Необычайная художественная чуткость помогала Шаляпину улавливать дух отдаленных эпох, постигать своеобразие любого народа. Достоевский в своей речи о Пушкине говорил: «Пушкин лишь один изо всех мировых поэтов обладает свойством перевоплощаться вполне в чужую национальность». Такой же пушкинской «способностью всемирной отзывчивости» в высокой степени обладал Шаляпин. С особенной силой это свойство его таланта проявилось, несмотря на слабость либретто и музыки, в его исполнении роли Дон-Кихота в опере Массне.

В каждую роль Шаляпин вкладывал частицу своего «я», но Дон-Кихот был наиболее «личным» из всех созданий артиста. Приступая к работе над этой ролью, Шаляпин писал Горькому: «…я думаю хорошо сыграть «тебя» и немножко «себя», мой дорогой Максимыч. О, Дон-Кихот Ламанчский, как он мил и дорог моему сердцу, как я люблю его»[63]. Особое отношение Шаляпина к «рыцарю печального образа» отразилось в его рисунках, сделанных в феврале 1910 года в Монте-Карло в дни подготовки спектакля и его премьеры, а также в Москве, где «Дон-Кихот» был показан в большом театре 12 ноября того же года.

Дирижер А.Б.Хессин приводит очень интересный факт, касающийся рисунков к «Дон-Кихоту» и освещающий работу Шаляпина-художника. «Признаться, я очень волновался за Федора Ивановича, - вспоминал дирижер, - за то, насколько он сумел подготовиться к воплощению мирового образа Дон-Кихота, хорошо известного чуть ли не каждому ребенку: это я и высказал ему при встрече.
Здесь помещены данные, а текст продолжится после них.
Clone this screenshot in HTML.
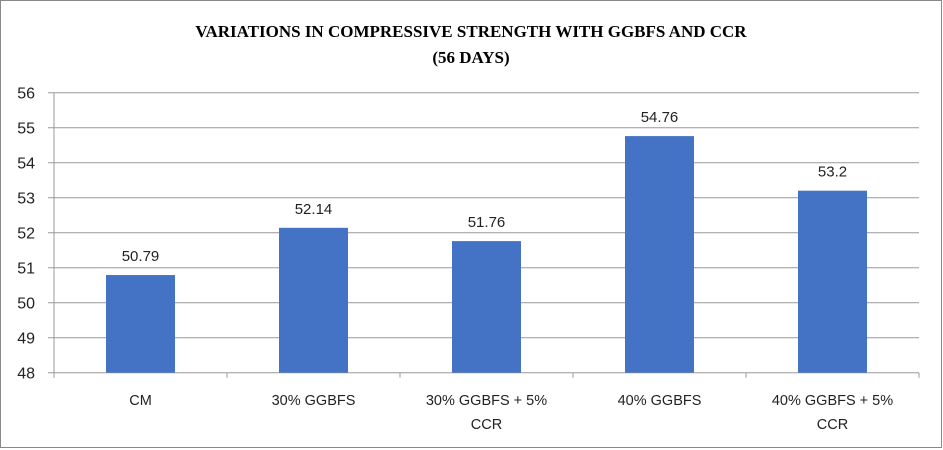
<!DOCTYPE html>
<html><head><meta charset="utf-8"><style>
body{margin:0;background:#fff}
svg{display:block}
</style></head><body>
<svg id="chart" width="943" height="450" xmlns="http://www.w3.org/2000/svg">
<rect x="0.5" y="0.5" width="941" height="447" fill="#fff" stroke="#888" stroke-width="1"/>
<text x="471" y="37" text-anchor="middle" font-family="Liberation Serif, serif" font-weight="bold" font-size="17" fill="#000">VARIATIONS  IN  COMPRESSIVE STRENGTH  WITH GGBFS AND CCR</text>
<text x="471" y="63" text-anchor="middle" font-family="Liberation Serif, serif" font-weight="bold" font-size="17" fill="#000">(56 DAYS)</text>
<g id="grid"></g><g id="bars"></g><g id="labels"></g>
</svg>
<script>
const categories = [["CM"],["30% GGBFS"],["30% GGBFS + 5%","CCR"],["40% GGBFS"],["40% GGBFS + 5%","CCR"]];
const values = [50.79, 52.14, 51.76, 54.76, 53.2];
const valueLabels = ["50.79","52.14","51.76","54.76","53.2"];
const yTicks = [48,49,50,51,52,53,54,55,56];
const NS="http://www.w3.org/2000/svg";
const x0=54, x1=919, yTop=92.7, yBot=372.7, yMin=48, yMax=56;
const band=(x1-x0)/categories.length, barW=69;
const y=v=>yBot-(v-yMin)/(yMax-yMin)*(yBot-yTop);
const xc=i=>x0+band*(i+0.5);
function mk(tag,attrs,parent){const e=document.createElementNS(NS,tag);for(const k in attrs)e.setAttribute(k,attrs[k]);parent.appendChild(e);return e;}
const grid=document.getElementById('grid'), bars=document.getElementById('bars'), labels=document.getElementById('labels');
yTicks.forEach(t=>{
  const l=mk('line',{x1:x0-6,x2:x1,y1:y(t),y2:y(t),stroke:'#999','stroke-width':1},grid);
  
  
  const tx=mk('text',{x:35,y:y(t)+6,'text-anchor':'end','font-family':'Liberation Sans, sans-serif','font-size':16,fill:'#222'},grid);
  tx.textContent=t;
  
  
});
const ax=mk('line',{x1:x0,x2:x0,y1:yTop,y2:yBot+5,stroke:'#999','stroke-width':1},grid);


for(let i=0;i<=categories.length;i++){
  const t=mk('line',{x1:x0+band*i,x2:x0+band*i,y1:yBot,y2:yBot+5,stroke:'#999','stroke-width':1},grid);
  
  
}
values.forEach((v,i)=>{
  const r=mk('rect',{x:xc(i)-barW/2,y:y(v),width:barW,height:yBot-y(v),fill:'#4472C4'},bars);
  
  
  const tl=mk('text',{x:xc(i),y:y(v)-14,'text-anchor':'middle','font-family':'Liberation Sans, sans-serif','font-size':15,fill:'#222'},labels);
  tl.textContent=valueLabels[i];
  
  
  categories[i].forEach((line,j)=>{
    const c=mk('text',{x:xc(i),y:405+j*24,'text-anchor':'middle','font-family':'Liberation Sans, sans-serif','font-size':14.5,fill:'#222'},labels);
    c.textContent=line;
    
    
  });
});
</script>
</body></html>
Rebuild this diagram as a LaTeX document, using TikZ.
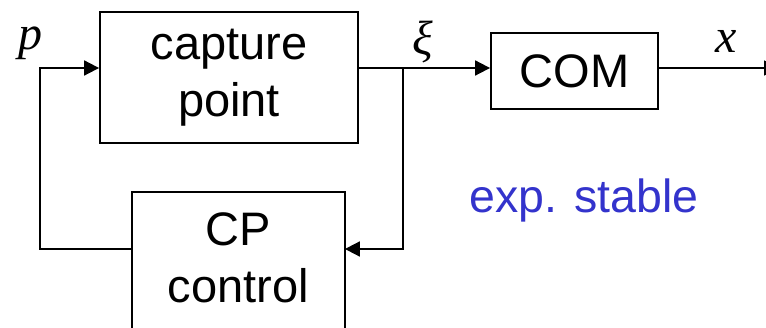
\documentclass[tikz,border=0pt]{standalone}
\usepackage{fontspec}
\setmainfont{Liberation Sans}
\newfontfamily\tms{Liberation Serif}
\usetikzlibrary{arrows.meta}
\definecolor{stableblue}{RGB}{51,51,204}
\begin{document}
\begin{tikzpicture}[x=1pt,y=-1pt,
  block/.style={draw,line width=1.8pt,inner sep=0pt,align=center,
    font=\fontsize{47}{57}\selectfont},
  wire/.style={line width=1.8pt},
  sig/.style={wire,-{Triangle[length=15pt,width=15pt]}},
  var/.style={font=\tms\itshape\fontsize{48}{48}\selectfont,inner sep=0pt}]
\useasboundingbox (0,0) rectangle (766,328);
% blocks
\node[block,minimum width=258pt,minimum height=131pt] (cp) at (229,77.5) {capture\\point};
\node[block,minimum width=167pt,minimum height=76pt] (com) at (574.5,71) {COM};
\node[block,draw=none,minimum width=211pt,minimum height=130pt] (ctl) at (238.5,258) {CP\\control};
% the controller block runs on below the lower edge of the page
\draw[wire] ([yshift=-14pt]ctl.south west) -- (ctl.north west) -- (ctl.north east) -- ([yshift=-14pt]ctl.south east);
% junction and loop corners
\coordinate (j) at (403,68);
\coordinate (jd) at (403,249);
\coordinate (ll) at (40,249);
\coordinate (lu) at (40,68);
\coordinate (out) at (779,68);
% signals
\draw[sig] (cp.east |- j) -- (com.west |- j);
\draw[sig] (j) -- (jd) -- (ctl.east |- jd);
\draw[sig] (ctl.west |- ll) -- (ll) -- (lu) -- (cp.west |- lu);
\draw[sig] (com.east |- out) -- (out);
% labels
\node[var,anchor=base] (lp) at (30,50) {p};
\node[var,anchor=base] (lxi) at (423,55) {ξ};
\node[var,anchor=base] (lx) at (726,53) {x};
\node[text=stableblue,font=\fontsize{46.5}{46.5}\selectfont,anchor=base,inner sep=0pt] (st) at (584,213) {exp. stable};
\end{tikzpicture}
\end{document}
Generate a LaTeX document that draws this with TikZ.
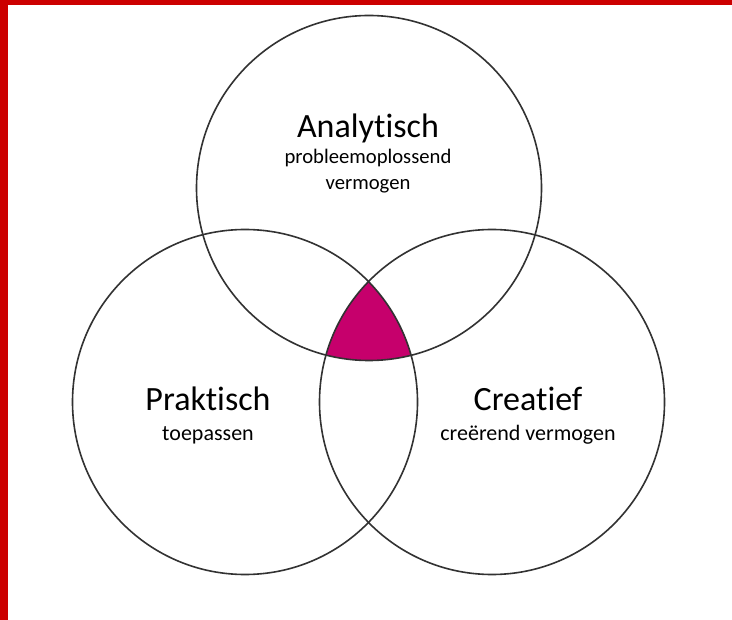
\documentclass[tikz,border=0pt]{standalone}
\usepackage{fontspec}
\setmainfont{Carlito}[Ligatures={NoCommon}]
\definecolor{frame}{RGB}{204,0,0}
\definecolor{core}{RGB}{198,0,108}
\definecolor{ring}{RGB}{50,50,50}
\begin{document}
\begin{tikzpicture}[x=0.75pt,y=-0.75pt,
  ringstyle/.style={draw=ring,line width=1.2pt},
  bigtext/.style={font=\fontsize{25.5}{30}\selectfont,inner sep=0pt,anchor=base},
  smalltext/.style={font=\fontsize{16.5}{20}\selectfont,inner sep=0pt,anchor=base},
  toptext/.style={font=\fontsize{15.5}{19}\selectfont,inner sep=0pt,anchor=base}]
\useasboundingbox (0,0) rectangle (732,620);
\fill[white] (0,0) rectangle (732,620);
\fill[frame] (0,0) rectangle (8,620);
\fill[frame] (0,0) rectangle (732,5);
\coordinate (ctop) at (369,188);
\coordinate (cleft) at (245,402);
\coordinate (cright) at (492,402);
\begin{scope}
  \clip (ctop) circle[radius=172.5];
  \clip (cleft) circle[radius=172.5];
  \fill[core] (cright) circle[radius=172.5];
\end{scope}
\draw[ringstyle] (ctop) circle[radius=172.5];
\draw[ringstyle] (cleft) circle[radius=172.5];
\draw[ringstyle] (cright) circle[radius=172.5];
\node[bigtext] (ana) at (368,138) {Analytisch};
\node[toptext] (ana1) at (368,164) {probleemoplossend};
\node[toptext] (ana2) at (368,190) {vermogen};
\node[bigtext] (pra) at (208,410) {Praktisch};
\node[smalltext] (pra1) at (208,440) {toepassen};
\node[bigtext] (cre) at (528,410) {Creatief};
\node[smalltext] (cre1) at (528,440) {creërend vermogen};
\end{tikzpicture}
\end{document}
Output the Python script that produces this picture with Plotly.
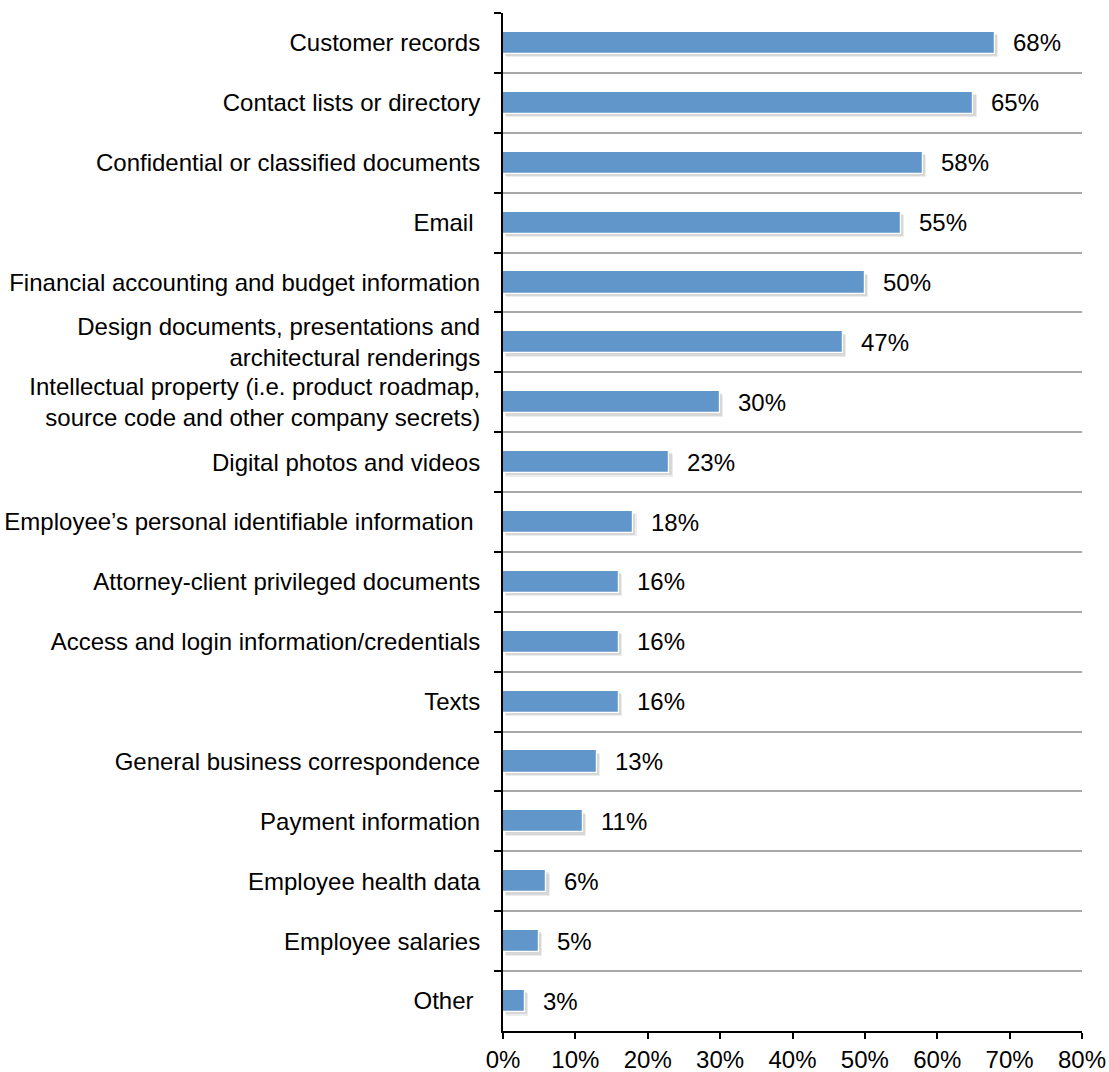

В ответ на мои опасения Шаляпин вынул из письменного стола большой альбом своих карандашных набросков, изображавших Дон-Кихота в самых разнообразных положениях и видах: сначала голова, потом шея, рука, пальцы, Дон-Кихот на Росинанте, в шлеме, в латах с копьем в руках, борьба с ветряными мельницами, любовная сцена с Дульцинеей и наконец, смерть… Все рисунки были исполнены такой исторической правды, такой художественной проникновенности, что от моих опасений не осталось и следа».